Having a compiler comes with advantages and disadvantages, for example, a compiler helps you to find bad coded lines, and in most of cases compiled languages are faster than scripting ones. But having a compiler you need to compile all the time to check your application: “Change the button, compile!”, “Put the menu green, compile!”, “Those option in a menu, compile!”, one and over and over again.

Scripting. The problem I found with scripting languages is that comsumes more ram when you’re developing, and if you read tutorials of Python, Ruby or any scripting language, many of them [the tutorials] comes with quotations like: “This language is not good when you need the best performance.”.

2) Java framework authors are not application developers

Prime example: the JBoss guys, who are paid handsomely to work on framework code all day. Sure, they’re exposed to real application development, but they don’t do it themselves. As a result, none of their handiwork is extracted from actual working codebases. Which is a shame, because if it were extracted from actual working codebases then it might actually not suck.

This is a point in where I disagree, first of all JBoss is not the only framework, how the author said [Obie Fernandez]: “…example…” you can check here in the playframework’s FAQ how the team developing Play! are a team of Java developers and we can say that play is a good framework of Java, and must to be another like that, but I don’t remember for now.

3) Most Java Programmers are Morons

This has to do with the number of people in the world that describe themselves as Java programmers and work at day jobs doing Java programming. What are there, like 2 million of them? More? So it’s just a numbers thing, really. There just aren’t that many good programmers overall in the world — and most them wouldn’t be caught dead doing Java.

Ok!, but when you’re learning Java is harder than learn Ruby, in deed every Java developer that learned Rails I know didn’t last not even 2 days to work with Ruby on Rails.

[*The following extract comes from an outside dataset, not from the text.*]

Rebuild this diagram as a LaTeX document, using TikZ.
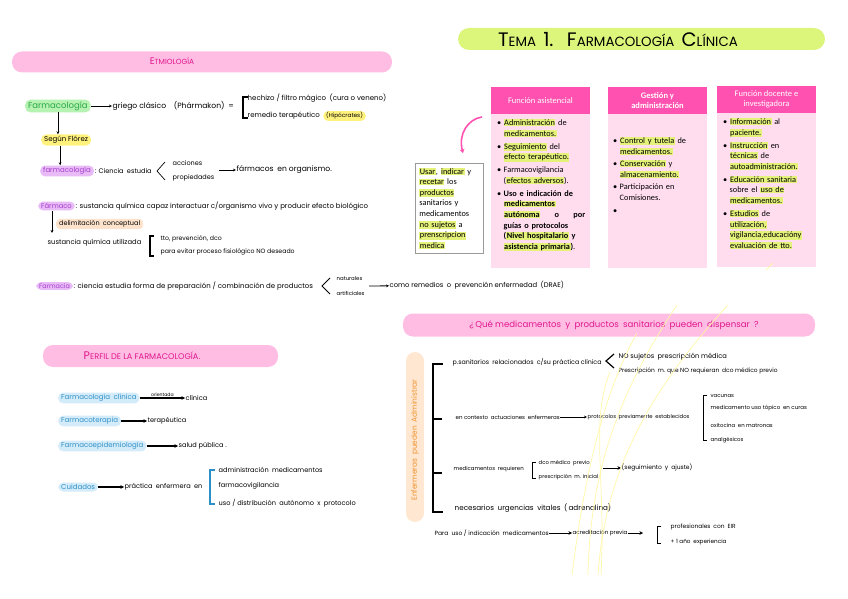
\documentclass[tikz,border=0pt]{standalone}
\usepackage{fontspec}
\setmainfont{Poppins}
\newfontfamily\calib{Carlito}
\usepackage{xcolor}
\usetikzlibrary{arrows.meta,positioning}

\definecolor{banpink}{HTML}{FFBDE4}
\definecolor{magtxt}{HTML}{E0168B}
\definecolor{headpink}{HTML}{FF52B0}
\definecolor{bodypink}{HTML}{FFDDEF}
\definecolor{limetitle}{HTML}{DCF67C}
\definecolor{greenpill}{HTML}{B6F2B1}
\definecolor{greentxt}{HTML}{2BA84A}
\definecolor{yellowhl}{HTML}{FFF27C}
\definecolor{purplepill}{HTML}{E8BBF7}
\definecolor{purpletxt}{HTML}{A43CCB}
\definecolor{peach}{HTML}{FDE3CB}
\definecolor{bluepill}{HTML}{D4ECFA}
\definecolor{bluetxt}{HTML}{2C8FC7}
\definecolor{orangepill}{HTML}{FFE7D1}
\definecolor{orangetxt}{HTML}{F0922E}
\definecolor{hlime}{HTML}{E4F27A}
\definecolor{boxgray}{HTML}{9A9A9A}
\definecolor{paleyellow}{HTML}{FFF7A6}

\newcommand{\hl}[1]{{\setlength{\fboxsep}{0.5pt}\colorbox{hlime}{#1}}}
\newcommand{\bul}{\makebox[6.5pt][l]{\textbullet}}
\newcommand{\ind}{\hspace*{6.5pt}}
\newcommand{\initial}[2]{{\fontsize{#1}{#1}\selectfont #2}}
\newcommand{\fs}[1]{\fontsize{#1}{#1}\selectfont}

\begin{document}
\begin{tikzpicture}[x=1pt,y=-1pt,
    hw/.style={font=\fs{6.6}, inner sep=0.5pt, anchor=west},
    hws/.style={font=\fs{5.4}, inner sep=0.5pt, anchor=west},
    tiny/.style={font=\fs{4.6}, inner sep=0.5pt, anchor=west},
    pill/.style={rounded corners=5pt, inner xsep=3pt, inner ysep=1.8pt, anchor=west},
    banner/.style={fill=banpink, rounded corners=10pt, minimum height=21pt},
    bantext/.style={text=magtxt, inner sep=0.5pt},
    head/.style={fill=headpink, text=white, font=\calib\fontsize{8.5}{10}\selectfont, align=center,
      minimum width=99pt, minimum height=27pt, inner sep=1pt},
    boxtxt/.style={font=\calib\fontsize{8.3}{10.6}\selectfont, align=left, anchor=north west, inner sep=0pt},
    arr/.style={-{Stealth[length=3pt,width=2.8pt]}, line width=0.5pt},
    barr/.style={-{Stealth[length=3.6pt,width=3.8pt]}, line width=1.3pt},
    brk/.style={line width=1.2pt},
    yline/.style={paleyellow, line width=0.7pt}]
  \useasboundingbox (0,0) rectangle (848,599);

  % etimologia
  \node[banner, minimum width=380pt] (etimbar) at (202,62) {};
  \node[bantext, font=\fs{7.4}] (etim) at (172,61) {\initial{9.5}{E}TMIOLOGÍA};

  \node[pill, fill=greenpill, text=greentxt, font=\fs{8.5}] (farmgr) at (25,106) {Farmacología};
  \node[hw, font=\fs{7.6}] (griego) at (112,106) {griego clásico\quad (Phármakon)\enspace =};
  \draw[arr] (farmgr) -- (griego);
  \draw[brk] (248,97) -- (243,97) -- (243,118) -- (248,118);
  \node[hw, font=\fs{7}] (hechizo) at (247,98) {hechizo / filtro mágico\enspace (cura o veneno)};
  \node[hw, font=\fs{7}] (remedio) at (247,116) {remedio terapéutico};
  \node[pill, fill=yellowhl, font=\fs{5.8}, inner ysep=1.5pt] (hipo) at (323,116) {(Hipócrates)};

  \node[pill, fill=yellowhl, font=\fs{7}] (flor) at (41,140) {Según Flórez};
  \draw[arr] (farmgr.south) -- (farmgr.south |- flor.north);
  \node[pill, fill=purplepill, text=purpletxt, font=\fs{7}] (farmacol) at (40,171) {farmacología};
  \draw[arr] ([xshift=-6pt]flor.south) -- ([xshift=-6pt]flor.south |- farmacol.north);
  \node[hw] (ciencia) at (farmacol.east) {: Ciencia\enspace estudia};
  \draw[line width=0.7pt] (165,162) -- (157,171) -- (165,180);
  \node[hws, font=\fs{6.5}] (acciones) at (172,163) {acciones};
  \node[hws, font=\fs{6.5}] (propied) at (172,178) {propiedades};
  \coordinate (aprop) at (219,170);
  \node[hw, font=\fs{7.6}] (farmacos) at (236,170) {fármacos\enspace en organismo.};
  \draw[arr] (aprop) -- (farmacos);

  \node[pill, fill=purplepill, text=purpletxt, font=\fs{6.8}] (farmaco) at (38,206) {Fármaco};
  \node[hw, font=\fs{7}] (sustancia) at (farmaco.east) {: sustancia química capaz interactuar c/organismo vivo y producir efecto biológico};
  \coordinate (dlow) at (52,233);
  \draw[arr] (farmaco.south -| dlow) -- (dlow);
  \node[pill, fill=peach, font=\fs{6.5}, rounded corners=4pt] (delim) at (56,224) {delimitación\enspace conceptual};
  \node[hw, font=\fs{6.8}] (utiliz) at (47,243) {sustancia química utilizada};
  \draw[brk] (154,236) -- (150,236) -- (150,256) -- (154,256);
  \node[hws, font=\fs{6.2}] (tto) at (160,239) {tto, prevención, dco};
  \node[hws, font=\fs{6.2}] (evitar) at (160,252) {para evitar proceso fisiológico NO deseado};

  \node[pill, fill=purplepill, text=purpletxt, font=\fs{6.4}, inner ysep=1.5pt] (farmacia) at (36,286) {Farmacia};
  \node[hws, font=\fs{7}] (estudia) at (farmacia.east) {: ciencia estudia forma de preparación / combinación de productos};
  \draw[line width=0.9pt] (330,278) -- (322,286) -- (330,294);
  \node[tiny, font=\fs{5.4}] (natur) at (336,279) {naturales};
  \node[tiny, font=\fs{5.4}] (artif) at (336,293) {artificiales};
  \coordinate (anat) at (369,286);
  \node[hws, font=\fs{6.8}] (remedios) at (389,285) {como remedios\enspace o\enspace prevención enfermedad\enspace (DRAE)};
  \draw[arr, line width=0.8pt] (anat) -- (remedios);

  % titulo
  \node[fill=limetitle, rounded corners=11pt, minimum width=367pt, minimum height=22pt] (titbar) at (641.5,39) {};
  \node[font=\fs{13.4}, inner sep=0.5pt] (titulo) at (618,40)
    {\initial{19.5}{T}EMA\ \ \initial{19.5}{1.}\quad \initial{19.5}{F}ARMACOLOGÍA\ \ \initial{19.5}{C}LÍNICA};

  % funciones
  \fill[bodypink] (491,114) rectangle (590,268);
  \fill[bodypink] (608,114) rectangle (707,268);
  \fill[bodypink] (717,113) rectangle (816,267);
  \node[head] (asist) at (540.5,100.5) {Función asistencial};
  \node[head, font=\calib\bfseries\fontsize{8.5}{10}\selectfont] (gestion) at (657.5,100.5) {Gestión y\\administración};
  \node[head] (docente) at (766.5,99.5) {Función docente e\\investigadora};

  \node[boxtxt, text width=88pt] (asisttxt) at (497,119) {%
    \bul\hl{Administración} de\\
    \ind\hl{medicamentos.}\\[2.4pt]
    \bul\hl{Seguimiento} del\\
    \ind\hl{efecto terapéutico.}\\[2.4pt]
    \bul Farmacovigilancia\\
    \ind(\hl{efectos adversos}).\\[2.4pt]
    \bul\textbf{Uso e indicación de}\\
    \ind\textbf{\hl{medicamentos}}\\
    \ind\textbf{\hl{autónoma}\hfill o\hfill por}\\
    \ind\textbf{guías o protocolos}\\
    \ind\textbf{(\hl{Nivel hospitalario} y}\\
    \ind\textbf{\hl{asistencia primaria})}.};
  \node[boxtxt, text width=86pt] (gesttxt) at (613,137) {%
    \bul\hl{Control y tutela} de\\
    \ind\hl{medicamentos.}\\[2pt]
    \bul\hl{Conservación} y\\
    \ind\hl{almacenamiento.}\\[2pt]
    \bul Participación en\\
    \ind Comisiones.\\[2pt]
    \bul};
  \node[boxtxt, text width=88pt] (docentxt) at (723,118) {%
    \bul\hl{Información} al\\
    \ind\hl{paciente.}\\[2.4pt]
    \bul\hl{Instrucción} en\\
    \ind\hl{técnicas} de\\
    \ind\hl{autoadministración.}\\[2.4pt]
    \bul\hl{Educación sanitaria}\\
    \ind sobre el \hl{uso de}\\
    \ind\hl{medicamentos.}\\[2.4pt]
    \bul\hl{Estudios} de\\
    \ind\hl{utilización,}\\
    \ind\hl{vigilancia,educacióny}\\
    \ind\hl{evaluación de tto.}};

  \node[draw=boxgray, line width=0.8pt, fill=white, boxtxt, text width=60pt, inner xsep=4pt, inner ysep=4.5pt,
    minimum height=90pt] (usar) at (415,163) {%
    \hl{Usar}, \hl{indicar} y\\
    \hl{recetar} los\\
    \hl{productos}\\
    sanitarios y\\
    medicamentos\\
    \hl{no sujetos} a\\
    \hl{prenscripcion}\\
    \hl{medica}};
  \coordinate (cstart) at (482,117);
  \coordinate (cend) at (463,153);
  \draw[headpink, line width=1.6pt, -{Stealth[length=4pt,width=5pt]}] (cstart) .. controls (468,119) and (458,134) .. (cend);

  % perfil
  \node[banner, minimum width=235pt, minimum height=22pt] (perfilbar) at (160.5,356) {};
  \node[bantext, font=\fs{8.2}, anchor=west] (perfil) at (83,356) {\initial{11}{P}ERFIL DE LA FARMACOLOGÍA.};

  \node[pill, fill=bluepill, text=bluetxt, font=\fs{7}] (fclin) at (58,398) {Farmacología\enspace clínica};
  \node[hw] (clinica) at (185,398) {clínica};
  \draw[barr] (fclin) -- node[above, tiny, anchor=south, inner sep=1pt] {orientada} (clinica);
  \node[pill, fill=bluepill, text=bluetxt, font=\fs{7}] (fter) at (58,421) {Farmacoterapia};
  \node[hw] (terap) at (147,421) {terapéutica};
  \draw[barr] (fter) -- (terap);
  \node[pill, fill=bluepill, text=bluetxt, font=\fs{7}] (fepi) at (58,446) {Farmacoepidemiología};
  \node[hw] (salud) at (178,446) {salud pública .};
  \draw[barr] (fepi) -- (salud);
  \node[pill, fill=bluepill, text=bluetxt, font=\fs{7}] (cuid) at (58,487) {Cuidados};
  \node[hw] (practica) at (124,487) {práctica\enspace enfermera\enspace en};
  \draw[barr] (cuid) -- (practica);
  \draw[bluetxt, line width=1.8pt] (215,470) -- (210,470) -- (210,504) -- (215,504);
  \node[hw] (admmed) at (218,470) {administración\enspace medicamentos};
  \node[hw] (fvig) at (218,486) {farmacovigilancia};
  \node[hw] (usodist) at (218,503) {uso / distribución\enspace autónomo\enspace x\enspace protocolo};

  % que pueden dispensar
  \node[banner, minimum width=412pt, minimum height=23pt] (qbar) at (609,325) {};
  \node[bantext, font=\fs{8.6}] (pregunta) at (614,325)
    {¿\,Qué medicamentos\enspace y\enspace productos\enspace sanitarios\enspace pueden\enspace dispensar\enspace ?};

  \node[fill=orangepill, rounded corners=9pt, minimum width=18pt, minimum height=170pt] (enfbar) at (415,437) {};
  \node[rotate=90, text=orangetxt, font=\fs{7.4}, inner sep=0.5pt] (enf) at (415,440)
    {Enfermeras\enspace pueden\enspace Administrar};
  \draw[brk, line width=1.3pt] (443,364) -- (433,364) -- (433,512) -- (443,512);
  \draw[brk, line width=1.3pt] (433,419) -- (442,419);
  \draw[brk, line width=1.3pt] (433,473) -- (442,473);

  \node[hws, font=\fs{6.3}] (psan) at (452,362) {p.sanitarios\enspace relacionados\enspace c/su práctica clínica};
  \draw[line width=1.2pt] (614,354) -- (606,361) -- (614,368);
  \node[hws, font=\fs{6.7}] (nosuj) at (618,357) {NO sujetos\enspace prescripción médica};
  \node[hws, font=\fs{5.9}] (presc) at (618,371) {Prescripción\enspace m. que NO requieran\enspace dco médico previo};

  \node[hws, font=\fs{5.5}] (contexto) at (455,417) {en contexto\enspace actuaciones\enspace enfermeras};
  \node[hws, font=\fs{5.3}] (protoc) at (587,417) {protocolos\enspace previamente\enspace establecidos};
  \draw[arr] (contexto) -- (protoc);
  \draw[brk, line width=1pt] (707,395) -- (703,395) -- (703,440) -- (707,440);
  \node[hws, font=\fs{5.4}] (vacunas) at (710,396) {vacunas};
  \node[hws, font=\fs{5.5}] (topico) at (710,408) {medicamento uso tópico\enspace en curas};
  \node[hws, font=\fs{5.4}] (oxito) at (710,425) {oxitocina\enspace en matronas};
  \node[hws, font=\fs{5.4}] (analg) at (710,440) {analgésicos};

  \node[hws, font=\fs{5.4}] (requier) at (453,469) {medicamentos\enspace requieren};
  \draw[brk, line width=1pt] (536,462) -- (532,462) -- (532,478) -- (536,478);
  \node[hws, font=\fs{5.3}] (dcomed) at (538,463) {dco médico\enspace previo};
  \node[hws, font=\fs{5.3}] (inicial) at (538,477) {prescripción\enspace m. inicial};
  \coordinate (aseg) at (603,468);
  \node[hws, font=\fs{6}] (seguim) at (621,468) {(seguimiento\enspace y\enspace ajuste)};
  \draw[barr, line width=1pt] (aseg) -- (seguim);

  \node[hws, font=\fs{7.2}] (urgen) at (454,508) {necesarios\enspace urgencias\enspace vitales\enspace (\,adrenalina)};

  \node[hws, font=\fs{6}] (parauso) at (434,533) {Para\enspace uso / indicación\enspace medicamentos};
  \node[hws, font=\fs{5.6}] (acred) at (572,533) {acreditación previa};
  \draw[barr, line width=1pt] (parauso) -- (acred);
  \coordinate (aeir) at (643,533);
  \draw[barr, line width=1pt] (acred) -- (aeir);
  \draw[brk, line width=1pt] (661,526) -- (657,526) -- (657,543) -- (661,543);
  \node[hws, font=\fs{5.9}] (eir) at (670,527) {profesionales\enspace con\enspace EIR};
  \node[hws, font=\fs{5.7}] (exper) at (670,542) {+ 1 año\enspace experiencia};

  % trazos de rotulador
  \draw[yline] (637,333) .. controls (605,390) and (585,470) .. (572,575);
  \draw[yline] (677,305) .. controls (620,390) and (590,470) .. (588,575);
  \draw[yline] (728,305) .. controls (650,390) and (605,470) .. (598,575);
  \draw[yline] (610,372) .. controls (590,420) and (606,480) .. (601,575);
  \draw[yline] (766,270) -- (773,263);
\end{tikzpicture}
\end{document}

Come on, Ruby on Rails doesn’t make you smart or better; not even because you are [insert language here] programmer means you are a moron. I could know 10 Java developers who are genius programmers, but I could know 20 Ruby developers who are average programmers or bad programmers. Doesn’t depends on language you’re using.

4) Java is too Fragmented

Java has a gazillion open-source frameworks and they all suck ass. So what do Java teams do to cope? Cobble those suck-ass frameworks together into custom layered homebrews that are nothing more than exponential explosions of sheer, despicable suck-assiness.

In stark contrast, in the Ruby world, we only have Rails. All Rails projects are structured the same way and follow the same conventions. That’s a good thing, since it means that Rails developers can move across projects with relative ease.

Well this is what we call variety, and if I don’t like Wicket I can take Struts2 or JBoss or Play or Spring MVC or anything I want, to be better at what matters: “To solve problems”. And in the ruby world you have merb too.
Another thing I don’t like so much is “all is in the same way”, because that way isn’t always the better way in every problem you can take.

5) Java is Too Slow

Ha. This is one of my favorite reasons, for the bloody irony of it. You see, Java isn’t actually slow. Everyone reading this knows that it got plenty fast over the last five years or so. Nevertheless, 90% of the world that knows of Java thinks that it is slow, because of its association with crappy slow Java applets and crappy slow Java loading screens on mobile devices.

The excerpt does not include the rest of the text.